ACCA report supports the case for deep retrofits, ICP

Rating System/Standard
Green Building

Today Environment and Climate Change Canada’s Advisory Council on Climate Action (ACCA) released a report examining ways Canada can accelerate the transition to sustainable, resilient buildings and transportation. The report states that transportation and the built environment sectors account for over a third of Canada’s GHG emissions. While emissions are projected to decline in these sectors by 2030, the pace is not aligned with Canada’s commitments under the Paris Agreement.

Reviewing the report, it’s heartening to see how much of the ACCA’s recommendations validate the Canadian Green Building Council’s own focus on the need for deep retrofits to meet Canada’s carbon reduction targets, with tools such as the Zero Carbon Building Standard helping create a pathway for both new and existing buildings to reach zero carbon. Our recent initiative, The Disclosure Challenge, invites building owners to share their portfolio’s energy performance for better visibility into how investments in green building are paying off. And our Investor Confidence Project (ICP), which the report references, is a global underwriting standard for developing and measuring energy efficiency retrofits, offering investors a consistent roadmap for assessing risk and expected outcomes from deep retrofits.

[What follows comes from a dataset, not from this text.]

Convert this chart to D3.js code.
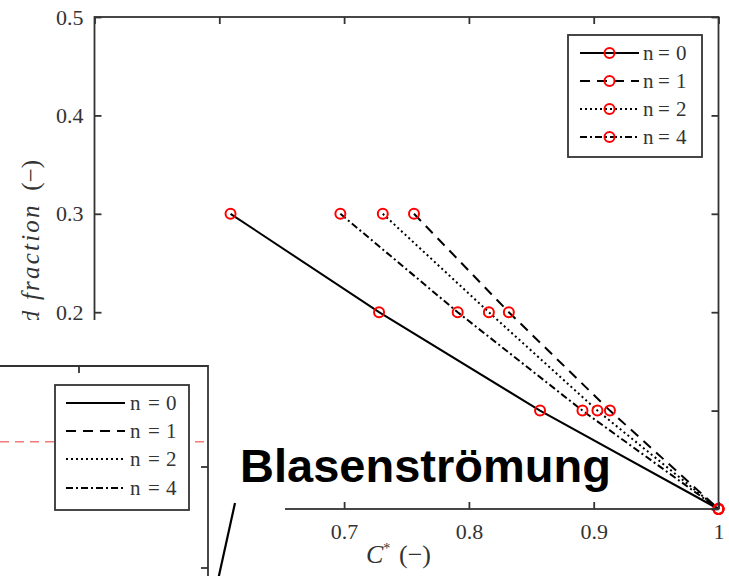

While the ACCA report is not a comprehensive roadmap for policy, it does identify promising opportunities for GHG reductions in the built environment. Their recommendations include:

  • The Government of Canada should ensure that tools to support standardized building labelling are available for adoption by provinces and territories, and maintain these tools on an ongoing basis.
  • The Government of Canada should lead by example and publicly disclose energy use ratings for all federal buildings.
  • The Government of Canada should accelerate the pace of deep retrofits in its assets and communicate the results of these projects, including through an open database with project-level information on performance.
  • The Government of Canada should ensure that standardized tools and approaches to measure the expected and actual performance of retrofit projects are broadly available. The Canada Infrastructure Bank should be operationalized with expertise to disseminate these best practices, and to build and aggregate pipelines of local retrofit projects.
  • The Government of Canada should consider implementing a performance-based incentive for retrofit activities in the form of an accelerated capital cost allowance, similar to that of the United States
  • Based on an assessments of needs, the Government of Canada should increase investment in capacity-building activities, including to promote energy literacy and technology demonstration.